GIVEN TASK => Copy the data below exactly, omitting any picture it contains.
>> START GIVEN INFORMATION
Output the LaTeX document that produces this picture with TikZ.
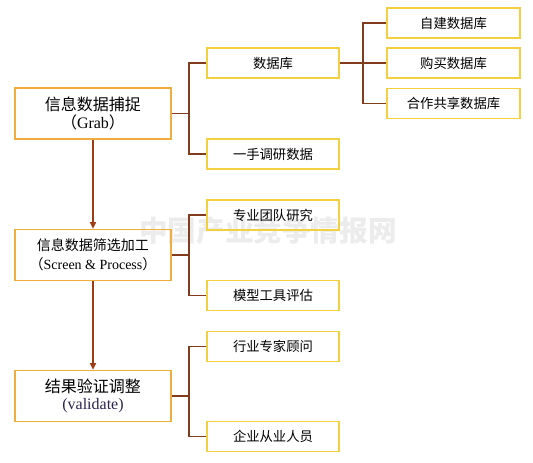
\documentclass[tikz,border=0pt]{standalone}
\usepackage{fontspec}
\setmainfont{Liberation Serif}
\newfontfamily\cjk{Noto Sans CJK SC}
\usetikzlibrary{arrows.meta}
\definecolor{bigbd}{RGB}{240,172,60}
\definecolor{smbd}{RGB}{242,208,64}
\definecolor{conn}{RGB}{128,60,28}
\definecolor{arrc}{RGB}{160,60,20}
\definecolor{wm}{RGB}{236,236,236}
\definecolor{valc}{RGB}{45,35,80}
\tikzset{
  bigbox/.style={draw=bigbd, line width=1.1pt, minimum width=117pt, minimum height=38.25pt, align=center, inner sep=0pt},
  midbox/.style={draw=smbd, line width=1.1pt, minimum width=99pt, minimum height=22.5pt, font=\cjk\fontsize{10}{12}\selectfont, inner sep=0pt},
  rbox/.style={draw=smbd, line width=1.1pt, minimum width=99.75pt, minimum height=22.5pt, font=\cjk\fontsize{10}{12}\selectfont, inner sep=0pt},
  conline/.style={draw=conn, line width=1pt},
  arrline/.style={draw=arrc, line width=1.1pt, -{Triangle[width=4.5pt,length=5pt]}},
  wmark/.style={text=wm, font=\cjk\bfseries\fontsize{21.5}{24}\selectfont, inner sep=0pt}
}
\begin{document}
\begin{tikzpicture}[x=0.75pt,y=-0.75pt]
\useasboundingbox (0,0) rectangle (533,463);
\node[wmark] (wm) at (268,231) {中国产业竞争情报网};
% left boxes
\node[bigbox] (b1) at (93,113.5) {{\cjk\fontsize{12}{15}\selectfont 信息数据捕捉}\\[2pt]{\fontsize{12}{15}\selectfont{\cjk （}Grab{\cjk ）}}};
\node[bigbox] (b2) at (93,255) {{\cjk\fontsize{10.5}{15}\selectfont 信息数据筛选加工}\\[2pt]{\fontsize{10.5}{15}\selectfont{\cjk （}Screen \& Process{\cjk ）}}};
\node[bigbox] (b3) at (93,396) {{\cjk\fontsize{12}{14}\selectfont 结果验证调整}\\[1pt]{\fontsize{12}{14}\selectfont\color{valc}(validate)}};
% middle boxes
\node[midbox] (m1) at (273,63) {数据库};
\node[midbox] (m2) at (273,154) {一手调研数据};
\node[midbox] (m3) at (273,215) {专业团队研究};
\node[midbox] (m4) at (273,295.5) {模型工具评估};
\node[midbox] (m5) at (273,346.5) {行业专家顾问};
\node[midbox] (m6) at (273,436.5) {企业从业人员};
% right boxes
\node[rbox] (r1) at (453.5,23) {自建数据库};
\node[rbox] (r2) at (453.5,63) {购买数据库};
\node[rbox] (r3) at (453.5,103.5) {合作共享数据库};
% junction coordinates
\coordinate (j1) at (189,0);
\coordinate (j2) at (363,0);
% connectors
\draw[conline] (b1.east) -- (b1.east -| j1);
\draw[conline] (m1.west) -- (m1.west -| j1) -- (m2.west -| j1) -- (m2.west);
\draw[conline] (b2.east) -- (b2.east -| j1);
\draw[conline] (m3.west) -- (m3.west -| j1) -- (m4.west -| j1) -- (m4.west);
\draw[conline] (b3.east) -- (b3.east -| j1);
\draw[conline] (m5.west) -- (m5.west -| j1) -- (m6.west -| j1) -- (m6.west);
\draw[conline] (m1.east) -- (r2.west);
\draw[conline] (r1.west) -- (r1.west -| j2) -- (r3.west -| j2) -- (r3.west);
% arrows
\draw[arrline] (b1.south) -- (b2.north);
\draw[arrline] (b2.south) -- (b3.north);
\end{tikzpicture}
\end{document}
>> END GIVEN INFORMATION
SOLVED PROBLEM =>
Output the LaTeX document that produces this picture with TikZ.
\documentclass[tikz,border=0pt]{standalone}
\usepackage{fontspec}
\setmainfont{Liberation Serif}
\newfontfamily\cjk{Noto Sans CJK SC}
\usetikzlibrary{arrows.meta}
\definecolor{bigbd}{RGB}{240,172,60}
\definecolor{smbd}{RGB}{242,208,64}
\definecolor{conn}{RGB}{128,60,28}
\definecolor{arrc}{RGB}{160,60,20}
\definecolor{wm}{RGB}{236,236,236}
\definecolor{valc}{RGB}{45,35,80}
\tikzset{
  bigbox/.style={draw=bigbd, line width=1.1pt, minimum width=117pt, minimum height=38.25pt, align=center, inner sep=0pt},
  midbox/.style={draw=smbd, line width=1.1pt, minimum width=99pt, minimum height=22.5pt, font=\cjk\fontsize{10}{12}\selectfont, inner sep=0pt},
  rbox/.style={draw=smbd, line width=1.1pt, minimum width=99.75pt, minimum height=22.5pt, font=\cjk\fontsize{10}{12}\selectfont, inner sep=0pt},
  conline/.style={draw=conn, line width=1pt},
  arrline/.style={draw=arrc, line width=1.1pt, -{Triangle[width=4.5pt,length=5pt]}},
  wmark/.style={text=wm, font=\cjk\bfseries\fontsize{21.5}{24}\selectfont, inner sep=0pt}
}
\begin{document}
\begin{tikzpicture}[x=0.75pt,y=-0.75pt]
\useasboundingbox (0,0) rectangle (533,463);
\node[wmark] (wm) at (268,231) {中国产业竞争情报网};
% left boxes
\node[bigbox] (b1) at (93,113.5) {{\cjk\fontsize{12}{15}\selectfont 信息数据捕捉}\\[2pt]{\fontsize{12}{15}\selectfont{\cjk （}Grab{\cjk ）}}};
\node[bigbox] (b2) at (93,255) {{\cjk\fontsize{10.5}{15}\selectfont 信息数据筛选加工}\\[2pt]{\fontsize{10.5}{15}\selectfont{\cjk （}Screen \& Process{\cjk ）}}};
\node[bigbox] (b3) at (93,396) {{\cjk\fontsize{12}{14}\selectfont 结果验证调整}\\[1pt]{\fontsize{12}{14}\selectfont\color{valc}(validate)}};
% middle boxes
\node[midbox] (m1) at (273,63) {数据库};
\node[midbox] (m2) at (273,154) {一手调研数据};
\node[midbox] (m3) at (273,215) {专业团队研究};
\node[midbox] (m4) at (273,295.5) {模型工具评估};
\node[midbox] (m5) at (273,346.5) {行业专家顾问};
\node[midbox] (m6) at (273,436.5) {企业从业人员};
% right boxes
\node[rbox] (r1) at (453.5,23) {自建数据库};
\node[rbox] (r2) at (453.5,63) {购买数据库};
\node[rbox] (r3) at (453.5,103.5) {合作共享数据库};
% junction coordinates
\coordinate (j1) at (189,0);
\coordinate (j2) at (363,0);
% connectors
\draw[conline] (b1.east) -- (b1.east -| j1);
\draw[conline] (m1.west) -- (m1.west -| j1) -- (m2.west -| j1) -- (m2.west);
\draw[conline] (b2.east) -- (b2.east -| j1);
\draw[conline] (m3.west) -- (m3.west -| j1) -- (m4.west -| j1) -- (m4.west);
\draw[conline] (b3.east) -- (b3.east -| j1);
\draw[conline] (m5.west) -- (m5.west -| j1) -- (m6.west -| j1) -- (m6.west);
\draw[conline] (m1.east) -- (r2.west);
\draw[conline] (r1.west) -- (r1.west -| j2) -- (r3.west -| j2) -- (r3.west);
% arrows
\draw[arrline] (b1.south) -- (b2.north);
\draw[arrline] (b2.south) -- (b3.north);
\end{tikzpicture}
\end{document}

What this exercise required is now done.